Does life on Earth have a purpose?
- Is the incredible diversity of species a random accident? Or does life on Earth follow a plan of becoming ever more complex?
- Those who think there is such a plan believe the apex of this process would, of course, be us.
- The answer is both disappointing and exciting, given that we are the ones asking the question.
Before I jump into this essay, let’s clarify what I mean here by “purpose.” It is best to start with what I do not mean. I am not talking about a sense of purpose in our private lives, our personal choices and hopes, and the plans we make along the years. I hope, of course, that each of us lives with a sense that our life does have a purpose, even if this sense is sometimes elusive and fragmented. But what I mean to discuss here is the purpose of life, of biology as a natural phenomenon — this strange assembly of matter endowed with autonomy, capable of absorbing energy from the environment and of multiplying itself through reproduction.
What makes life different from non-life
Since this theme generates confusion and controversy, we must be careful. All life forms share at least one essential purpose: survival. This is even more important than another key purpose for life, reproduction. Plenty of organisms, after all, are alive but do not reproduce. To be alive is more than passing genes along to the next generation. To be alive is to want to remain alive. This is an essential difference between living creatures and other complex but non-living forms of material organization such as stars or rocks. These non-living material forms simply exist. They passively undergo the unfolding of the physical processes that shape them. For rocks, this is a give-and-take with erosion; for stars, it is about countering gravitational implosion while there is enough nuclear fuel to fuse in their cores. There is no strategy to any of this, and no action can be taken to delay what is inevitable.

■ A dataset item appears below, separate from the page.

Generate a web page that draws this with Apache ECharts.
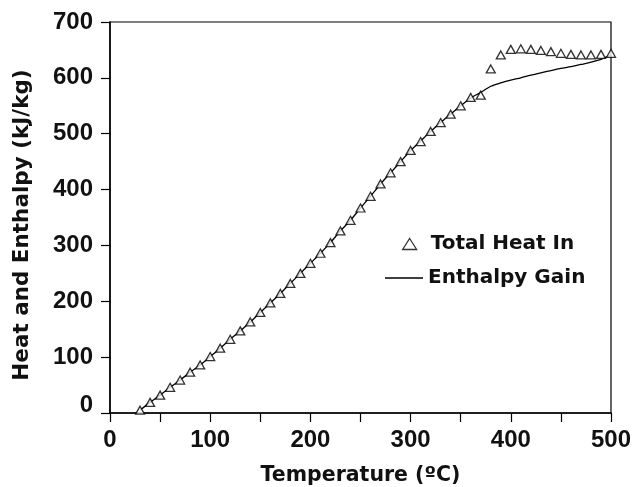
<!DOCTYPE html>
<html>
<head>
<meta charset="utf-8">
<script src="https://cdn.jsdelivr.net/npm/echarts@6/dist/echarts.min.js"></script>
<style>html,body{margin:0;padding:0;background:#fff;}#c{width:634px;height:487px;}</style>
</head>
<body>
<div id="c"></div>
<script>
// Total Heat In (triangles)
var heatTemps = [30,40,50,60,70,80,90,100,110,120,130,140,150,160,170,180,190,200,210,220,230,240,250,260,270,280,290,300,310,320,330,340,350,360,370,380,390,400,410,420,430,440,450,460,470,480,490,500];
var heatValues = [5,19,32,46,59,73,86,101,116,132,147,163,180,197,214,232,250,268,286,305,326,345,367,388,410,430,450,470,486,504,520,535,550,565,569,616,641,651,652,651,649,647,644,642,641,641,642,644];
// Enthalpy Gain (line)
var enthTemps = [30,40,50,60,70,80,90,100,110,120,130,140,150,160,170,180,190,200,210,220,230,240,250,260,270,280,290,300,310,320,330,340,350,360,370,380,390,400,410,420,430,440,450,460,470,480,490,500];
var enthValues = [5,19,32,46,59,73,86,101,116,132,147,163,180,197,214,232,250,268,286,305,326,345,367,388,410,430,450,470,487,504,520,535,550,564,574,585,591,596,600,605,609,613,617,620,624,628,633,641];

var heatData = heatTemps.map(function(t,i){return [t, heatValues[i]];});
var enthData = enthTemps.map(function(t,i){return [t, enthValues[i]];});

var TXT = 'DejaVu Sans';
var NUM = 'Liberation Sans';

var chart = echarts.init(document.getElementById('c'), null, {renderer:'canvas'});
chart.setOption({
  backgroundColor: '#fff',
  animation: false,
  grid: {left:110, right:23, top:22, bottom:74, containLabel:false, outerBoundsMode:'none',
         show:true, borderColor:'#000', borderWidth:1.2, backgroundColor:'transparent'},
  xAxis: {
    type:'value', min:0, max:500, interval:50,
    name:'Temperature (\u00BAC)', nameLocation:'middle', nameGap:52,
    nameTextStyle:{fontFamily:TXT, fontWeight:'bold', fontSize:20.5, color:'#111'},
    axisLine:{show:true, lineStyle:{color:'#000', width:1.5}},
    axisTick:{show:true, inside:false, length:9, lineStyle:{color:'#000', width:1.2}},
    axisLabel:{margin:15, fontFamily:NUM, fontWeight:'bold', fontSize:24, color:'#111',
      formatter:function(v){return v%100===0 ? String(v) : '';}},
    splitLine:{show:false}
  },
  yAxis: {
    type:'value', min:0, max:700, interval:100,
    name:'Heat and Enthalpy (kJ/kg)', nameLocation:'middle', nameGap:77,
    nameTextStyle:{fontFamily:TXT, fontWeight:'bold', fontSize:21.5, color:'#111', padding:[0,15,0,0]},
    axisLine:{show:true, lineStyle:{color:'#000', width:1.5}},
    axisTick:{show:true, inside:false, length:9, lineStyle:{color:'#000', width:1.2}},
    axisLabel:{margin:17, fontFamily:NUM, fontWeight:'bold', fontSize:24, color:'#111',
      formatter:function(v){return v===0 ? '{z|0}' : String(v);},
      rich:{z:{fontFamily:NUM, fontWeight:'bold', fontSize:24, color:'#111', padding:[0,0,16,0]}}},
    splitLine:{show:false}
  },
  legend: [
    {
      data:['Total Heat In'], left:397, top:229, orient:'vertical',
      icon:'triangle', itemWidth:14, itemHeight:11,
      itemStyle:{color:'#fff', borderColor:'#000', borderWidth:1.3},
      textStyle:{fontFamily:TXT, fontWeight:'bold', fontSize:20, color:'#111', padding:[3,0,0,9]}
    },
    {
      data:['Enthalpy Gain'], left:380, top:263, orient:'vertical',
      icon:'rect', itemWidth:38, itemHeight:1.5,
      itemStyle:{color:'#000', borderWidth:0},
      textStyle:{fontFamily:TXT, fontWeight:'bold', fontSize:20, color:'#111', padding:[0,0,0,0]}
    }
  ],
  series: [
    {
      name:'Enthalpy Gain', type:'line', data:enthData, smooth:0.3,
      showSymbol:false, symbol:'none', color:'#000',
      lineStyle:{color:'#000', width:1.3}, z:2
    },
    {
      name:'Total Heat In', type:'scatter', data:heatData,
      symbol:'triangle', symbolSize:[9,8],
      itemStyle:{color:'#fff', borderColor:'#000', borderWidth:1.3}, z:3
    }
  ]
});
</script>
</body>
</html>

The essential difference between the living and the non-living is the urge for preservation. Life is a form of material organization that strives to perpetuate itself. Life has autonomous intentionality.
The question of whether life has a purpose becomes confusing when we consider the stunning diversity of living forms on this planet. There is no controversy in saying that a single organism wants to remain alive. Even bacteria purposefully move toward where there is more sugar. But things get more complicated when we ask whether all of life shares a collective sense of purpose. They get more confusing still when we learn that the history of life on Earth shows increasing complexity. It starts with single-celled organisms and in time arrives at complex, multicellular life forms, including ourselves.
Easy conclusions that are false
Life has been around on planet Earth for at least 3.5 billion years. Remarkably, for roughly the first 2.5 billion years, there were only unicellular bacteria. Sure, these microbes varied in complexity — for example, there were prokaryotic organisms lacking nuclei, and eukaryotes that had them — but all of them were single-celled. Diversity of life forms only really took off some 600 million years ago. Especially after the Cambrian Explosion, about 530 million years ago, the multicellular complexity we associate with higher life forms became widespread enough to be evident now in the fossil record. That is when life began to take over oceans, land, and air with amazing speed and resilience — a process that continues today.
No wonder so many people believe that life as a collective has a plan, that of increasing its complexity. It follows that if life has a plan to become ever more complex, there must be a planner behind the whole thing. Of course, under this view, the apex of the process would be us — intelligent, technology-savvy humans. Theologians call this teleology. Creationists are big on this view, since it surreptitiously brings God into the picture as the planner.
This conclusion is false. There is no plan to make life more complex so that it can finally generate intelligent beings. (Eminent biologist Ernst Mayr makes a powerful argument against teleology here.) An animal’s adaptation is not a plan devised before it mutates. Mutations do not have a plan. Take the dinosaurs, for example. They were here for some 150 million years. Clearly, they were, with their various mutations and branches, very well adapted to their environment. Life wants to preserve itself, and it will struggle to do so for as long as it can. If the environment changes drastically, life will respond. Sometimes it will die, but for the species that survive, mutations may drive radical changes in short periods of time, as in the punctuated equilibrium hypothesis of Stephen Jay Gould and Niles Eldridge. That hypothesis is somewhat controversial, but it seems to contain a germ of truth.
If we changed one or more of the dramatic events in Earth’s history — say, the cataclysmic impact of the asteroid that helped eliminate the dinosaurs 66 million years ago — life’s history on Earth would also change. We probably would not be here asking about life’s purpose. The lesson from life is simple: In Nature, creation and destruction dance together. But there is no choreographer. The randomness of life makes it even more extraordinary that it evolved to include a species capable of asking about its own origins.